= Tay Wilson =

Sir Tennant Edward "Tay" Wilson (3 February 1925 – 26 October 2014) was the ninth member of the International Olympic Committee (IOC) from New Zealand, from 1988 to 2006 (being required to stand down when he turned 80), and later an honorary member. He was the last voluntary secretary-general of the NZOCGA, from 1985 to 1990, and was on many other sporting bodies.

Wilson was born in Feilding and attended Nelson College from 1938 to 1942. He was a competitive rower and was the double sculls New Zealand junior champion in 1959. He practised as a chartered accountant for 61 years, with his own firm Tay Wilson & Co in Lower Hutt and Wellington. Wilson replaced Lance Cross on the IOC in 1988.

He was New Zealand chef de mission at the 1980 Moscow Olympics (when New Zealand sent four sportspeople, who marched under the NZOCGA logo) and deputy chef de mission at the 1984 Los Angeles Olympics.

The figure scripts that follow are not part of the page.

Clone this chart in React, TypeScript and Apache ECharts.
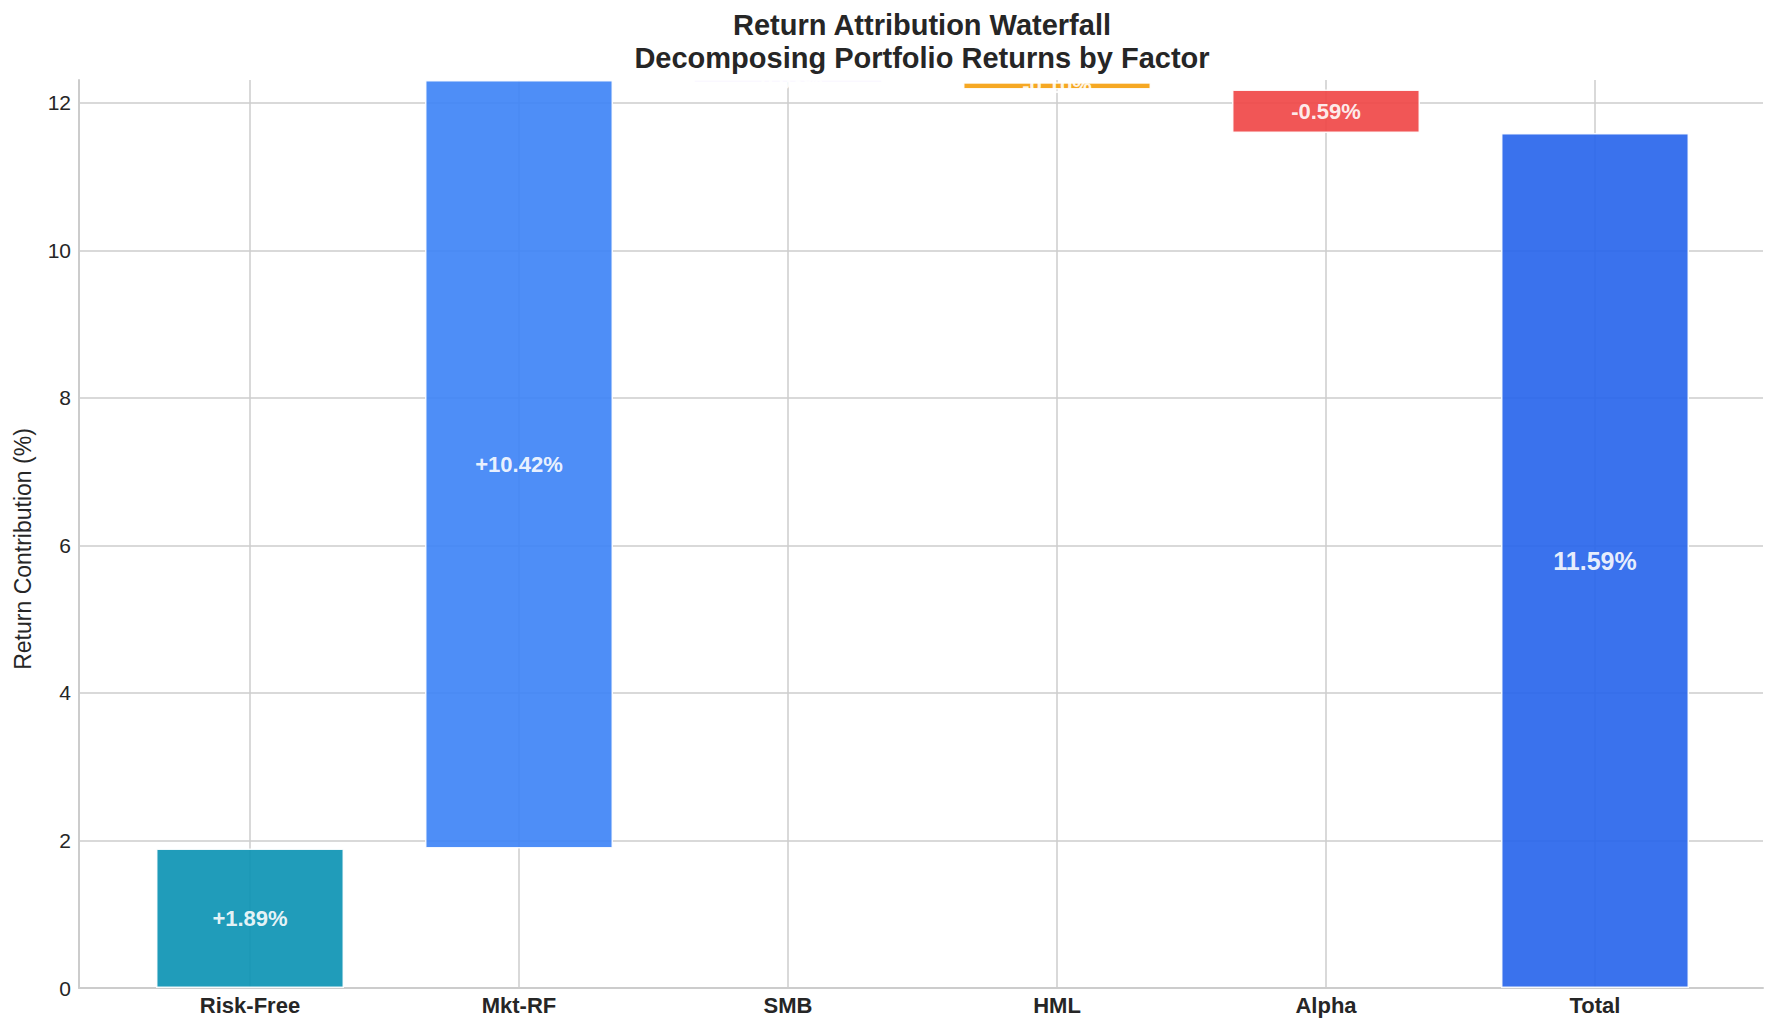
import React, { useEffect, useRef } from "react";
import * as echarts from "echarts";

const categories = ["Risk-Free", "Mkt-RF", "SMB", "HML", "Alpha", "Total"];
const contributions = [1.89, 10.42, -0.03, -0.1, -0.59];
const totalReturn = 11.59;
const barColors = ["#0891b2", "#3b82f6", "#8b5cf6", "#f59e0b", "#ef4444", "#2563eb"];
const yMax = 12.31;
const titleLines = ["Return Attribution Waterfall", "Decomposing Portfolio Returns by Factor"];
const yAxisTitle = "Return Contribution (%)";

const FONT = "'Liberation Sans', Arial, sans-serif";
const TEXT = "#262626";
const GRID = "#cccccc";

export default function App() {
  const ref = useRef<HTMLDivElement>(null);

  useEffect(() => {
    if (!ref.current) return;
    const chart = echarts.init(ref.current, null, { renderer: "svg" });

    const bases: number[] = [];
    const heights: number[] = [];
    const labels: string[] = [];
    let running = 0;
    contributions.forEach((c) => {
      bases.push(c >= 0 ? running : running + c);
      heights.push(Math.abs(c));
      labels.push((c >= 0 ? "+" : "-") + Math.abs(c).toFixed(2) + "%");
      running += c;
    });
    bases.push(0);
    heights.push(totalReturn);
    labels.push(totalReturn.toFixed(2) + "%");

    const valueData = heights.map((h, i) => ({
      value: h,
      itemStyle: {
        color: barColors[i],
        opacity: 0.9,
        borderColor: "#ffffff",
        borderWidth: 1.5,
      },
      label: {
        show: true,
        position: "inside",
        formatter: labels[i],
        color: "#ffffff",
        fontWeight: "bold",
        fontFamily: FONT,
        fontSize: i === heights.length - 1 ? 25 : 22,
        lineHeight: 16,
      },
    }));

    chart.setOption({
      animation: false,
      backgroundColor: "#ffffff",
      graphic: [
        {
          type: "text",
          x: 922,
          y: 25,
          style: {
            text: titleLines[0],
            textAlign: "center",
            textVerticalAlign: "middle",
            fontSize: 29,
            fontWeight: "bold",
            fontFamily: FONT,
            fill: TEXT,
          },
        },
        {
          type: "text",
          x: 922,
          y: 58,
          style: {
            text: titleLines[1],
            textAlign: "center",
            textVerticalAlign: "middle",
            fontSize: 29,
            fontWeight: "bold",
            fontFamily: FONT,
            fill: TEXT,
          },
        },
        {
          type: "text",
          x: 23,
          y: 549,
          rotation: Math.PI / 2,
          style: {
            text: yAxisTitle,
            textAlign: "center",
            textVerticalAlign: "middle",
            fontSize: 23,
            fontFamily: FONT,
            fill: TEXT,
          },
        },
      ],
      grid: [
        { left: 79, right: 17, top: 80, bottom: 43 },
        { left: 250, right: 185, top: 80, bottom: 43 },
      ],
      xAxis: [
        {
          type: "value",
          gridIndex: 0,
          min: 0,
          max: 1,
          axisLine: { show: true, lineStyle: { color: GRID, width: 2 } },
          axisTick: { show: false },
          axisLabel: { show: false },
          splitLine: { show: false },
        },
        {
          type: "category",
          gridIndex: 1,
          data: categories,
          boundaryGap: false,
          axisLine: { show: false },
          axisTick: { show: false },
          axisLabel: {
            color: TEXT,
            fontWeight: "bold",
            fontSize: 22,
            fontFamily: FONT,
            margin: 6,
            interval: 0,
          },
          splitLine: { show: true, lineStyle: { color: GRID, width: 1.5 } },
        },
      ],
      yAxis: [
        {
          type: "value",
          gridIndex: 0,
          min: 0,
          max: yMax,
          interval: 2,
          axisLine: { show: true, lineStyle: { color: GRID, width: 2 } },
          axisTick: { show: false },
          axisLabel: {
            color: TEXT,
            fontSize: 21,
            fontFamily: FONT,
            margin: 8,
            showMaxLabel: false,
          },
          splitLine: { show: true, showMaxLine: false, lineStyle: { color: GRID, width: 1.5 } },
        },
        {
          type: "value",
          gridIndex: 1,
          min: 0,
          max: yMax,
          show: false,
          splitLine: { show: false },
        },
      ],
      series: [
        {
          type: "bar",
          xAxisIndex: 1,
          yAxisIndex: 1,
          stack: "waterfall",
          barWidth: 188,
          clip: false,
          silent: true,
          itemStyle: { color: "transparent" },
          data: bases,
        },
        {
          type: "bar",
          xAxisIndex: 1,
          yAxisIndex: 1,
          stack: "waterfall",
          barWidth: 188,
          clip: false,
          data: valueData,
        },
      ],
    });

    return () => chart.dispose();
  }, []);

  return (
    <div
      ref={ref}
      style={{ position: "fixed", left: 0, top: 0, width: 1780, height: 1031, background: "#fff" }}
    />
  );
}
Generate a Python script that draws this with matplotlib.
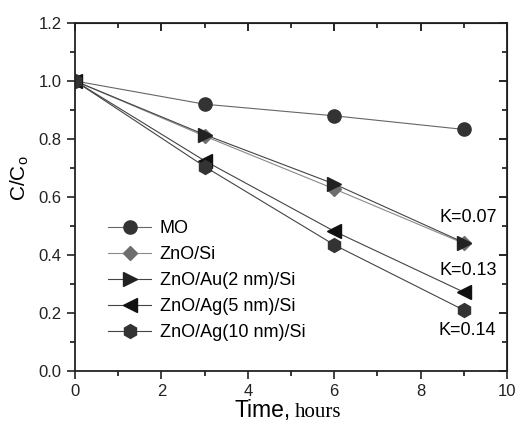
import matplotlib
matplotlib.use('Agg')
import matplotlib.pyplot as plt
from matplotlib.ticker import MultipleLocator

plt.rcParams['font.family'] = ['Liberation Sans', 'DejaVu Sans']

# 数据：时间(小时) 和 各样品的 C/Co
time_h = [0, 3, 6, 9]
mo = [1.0, 0.92, 0.88, 0.833]
zno_si = [1.0, 0.81, 0.628, 0.44]
zno_au2 = [1.0, 0.815, 0.645, 0.443]
zno_ag5 = [1.0, 0.725, 0.482, 0.272]
zno_ag10 = [1.0, 0.705, 0.435, 0.21]

labels = ['MO', 'ZnO/Si', 'ZnO/Au(2 nm)/Si', 'ZnO/Ag(5 nm)/Si', 'ZnO/Ag(10 nm)/Si']
k_labels = ['K=0.07', 'K=0.13', 'K=0.14']
k_pos = [(9.1, 0.528), (9.1, 0.348), (9.08, 0.141)]

fig = plt.figure(figsize=(5.17, 4.21), dpi=100)
ax = fig.add_axes([75 / 517, 1 - 371 / 421, 432 / 517, 348 / 421])

series = [mo, zno_si, zno_au2, zno_ag5, zno_ag10]
markers = ['o', 'D', '>', '<', 'h']
mcolors = ['#333333', '#6e6e6e', '#222222', '#111111', '#333333']
msizes = [9.5, 7.5, 10, 10, 10]
lcolors = ['#666666', '#8a8a8a', '#444444', '#444444', '#444444']
for y, lab, m, mc, ms, lc in zip(series, labels, markers, mcolors, msizes, lcolors):
    ax.plot(time_h, y, color=lc, linewidth=0.8, marker=m, markersize=ms,
            markerfacecolor=mc, markeredgecolor=mc, label=lab)

for txt, (x, y) in zip(k_labels, k_pos):
    ax.text(x, y, txt, fontsize=13, ha='center', va='center')

ax.set_xlim(0, 10)
ax.set_ylim(0, 1.2)
ax.xaxis.set_major_locator(MultipleLocator(2))
ax.xaxis.set_minor_locator(MultipleLocator(1))
ax.yaxis.set_major_locator(MultipleLocator(0.2))
ax.yaxis.set_minor_locator(MultipleLocator(0.1))
ax.yaxis.set_major_formatter(plt.FormatStrFormatter('%.1f'))
ax.tick_params(which='major', direction='out', length=6, width=1.2, labelsize=12,
               colors='#222222')
ax.tick_params(which='minor', direction='out', length=3.5, width=1.1)
for s in ax.spines.values():
    s.set_linewidth(1.3)
    s.set_color('#222222')

# 上和右的刻度朝里
top = ax.secondary_xaxis('top')
top.xaxis.set_major_locator(MultipleLocator(2))
top.xaxis.set_minor_locator(MultipleLocator(1))
top.tick_params(which='major', direction='in', length=6, width=1.2, labeltop=False)
top.tick_params(which='minor', direction='in', length=3.5, width=1.1)
right = ax.secondary_yaxis('right')
right.yaxis.set_major_locator(MultipleLocator(0.2))
right.yaxis.set_minor_locator(MultipleLocator(0.1))
right.tick_params(which='major', direction='in', length=6, width=1.2, labelright=False)
right.tick_params(which='minor', direction='in', length=3.5, width=1.1)

ax.legend(loc='upper left', bbox_to_anchor=(0.06, 0.455), frameon=False, fontsize=13,
          handlelength=2.4, handletextpad=0.45, labelspacing=0.5, borderaxespad=0)

fig.text(20 / 517, 1 - 178 / 421, 'C/C$_\\mathregular{o}$', fontsize=15, rotation=90,
         ha='center', va='center')
fig.text(291 / 517, 4 / 421, 'Time,', fontsize=16.5, ha='right', va='baseline')
fig.text(295 / 517, 4 / 421, 'hours', fontsize=15, ha='left', va='baseline',
         family='Liberation Serif')

fig.savefig('out.png', dpi=100)
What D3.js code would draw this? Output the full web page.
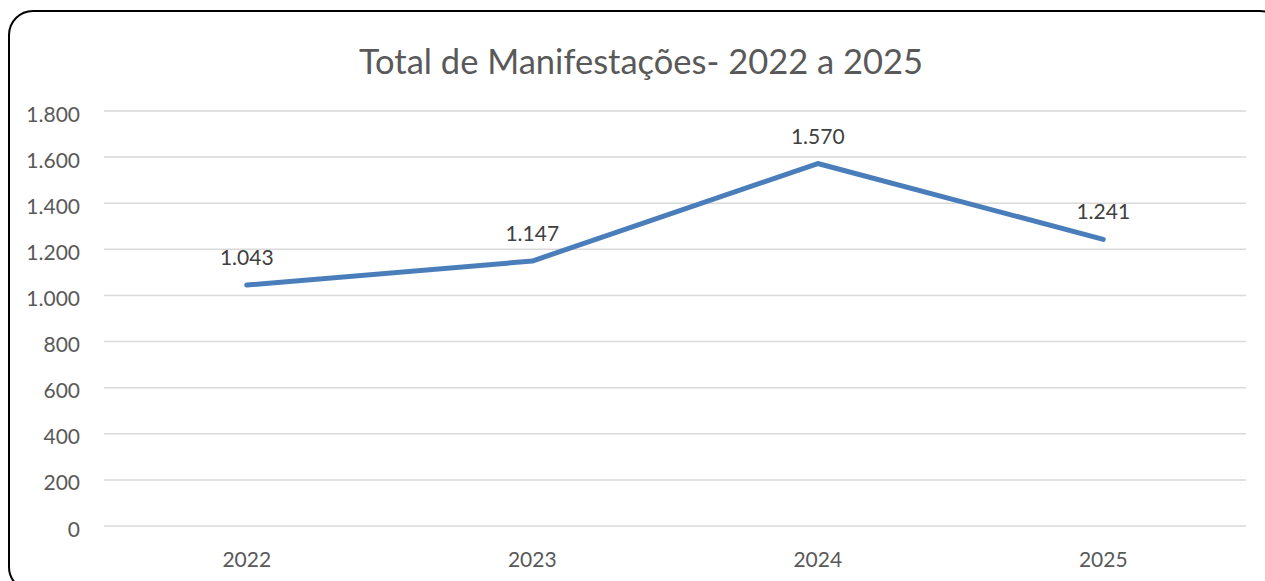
<!DOCTYPE html>
<html><head><meta charset="utf-8">
<script src="https://cdn.jsdelivr.net/npm/d3@7"></script>
<style>html,body{margin:0;padding:0;background:#fff;overflow:hidden}</style>
</head><body>
<svg id="c" width="1265" height="581"></svg>
<script>
const categories = ["2022","2023","2024","2025"];
const values = [1043,1147,1570,1241];
const valueLabels = ["1.043","1.147","1.570","1.241"];
const yTicks = [0,200,400,600,800,1000,1200,1400,1600,1800];
const yTickLabels = ["0","200","400","600","800","1.000","1.200","1.400","1.600","1.800"];
const title = "Total de Manifestações- 2022 a 2025";

const FONT = "Lato, 'Open Sans', sans-serif";
const svg = d3.select("#c");
svg.append("rect").attr("x",9).attr("y",11).attr("width",1275).attr("height",580)
  .attr("rx",24).attr("fill","#fff").attr("stroke","#000").attr("stroke-width",2);

const x = d3.scaleBand().domain(categories).range([104,1246]);
const y = d3.scaleLinear().domain([0,1800]).range([525.5,110.5]);

svg.append("text").attr("x",641).attr("y",74).attr("text-anchor","middle")
  .attr("font-family",FONT).attr("font-size",34.5).attr("fill","#595959").text(title);

const gy = svg.append("g").attr("transform","translate(104,0)")
  .call(d3.axisLeft(y).tickValues(yTicks).tickSize(-1142).tickPadding(24)
    .tickFormat((d,i)=>yTickLabels[i]));
gy.select(".domain").remove();
gy.selectAll(".tick line").attr("stroke","#d9d9d9").attr("stroke-width",1.5);
gy.selectAll(".tick text").attr("font-family",FONT).attr("font-size",21).attr("fill","#595959").attr("dy","0.5em");

const gx = svg.append("g").attr("transform","translate(0,525.5)")
  .call(d3.axisBottom(x).tickSize(0).tickPadding(27));
gx.select(".domain").remove();
gx.selectAll(".tick text").attr("font-family",FONT).attr("font-size",21).attr("fill","#595959");

const line = d3.line().x((d,i)=>x(categories[i])+x.bandwidth()/2).y(d=>y(d));
svg.append("path").datum(values).attr("d",line).attr("fill","none")
  .attr("stroke","#4a7ebb").attr("stroke-width",5).attr("stroke-linecap","round").attr("stroke-linejoin","round");

svg.selectAll(".lbl").data(values).enter().append("text").attr("class","lbl")
  .attr("x",(d,i)=>x(categories[i])+x.bandwidth()/2).attr("y",d=>y(d)-20)
  .attr("text-anchor","middle").attr("font-family",FONT).attr("font-size",21).attr("fill","#404040")
  .text((d,i)=>valueLabels[i]);
</script>
</body></html>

He voted for London rather than Paris for the 2012 Olympics.

He was honoured as an Officer of the Order of the British Empire, for services to sport, in the 1989 Queen's Birthday Honours, and was appointed a Distinguished Companion of the New Zealand Order of Merit for services to the Olympic and Commonwealth Games in the 2007 New Year Honours. In August 2009, he accepted redesignation as a Knight Companion of the New Zealand Order of Merit, following the restoration of titular honours by the New Zealand government.

Wilson was a Freemason for over 60 years, and was a Past Grand Deacon.

He died in Wellington on 26 October 2014.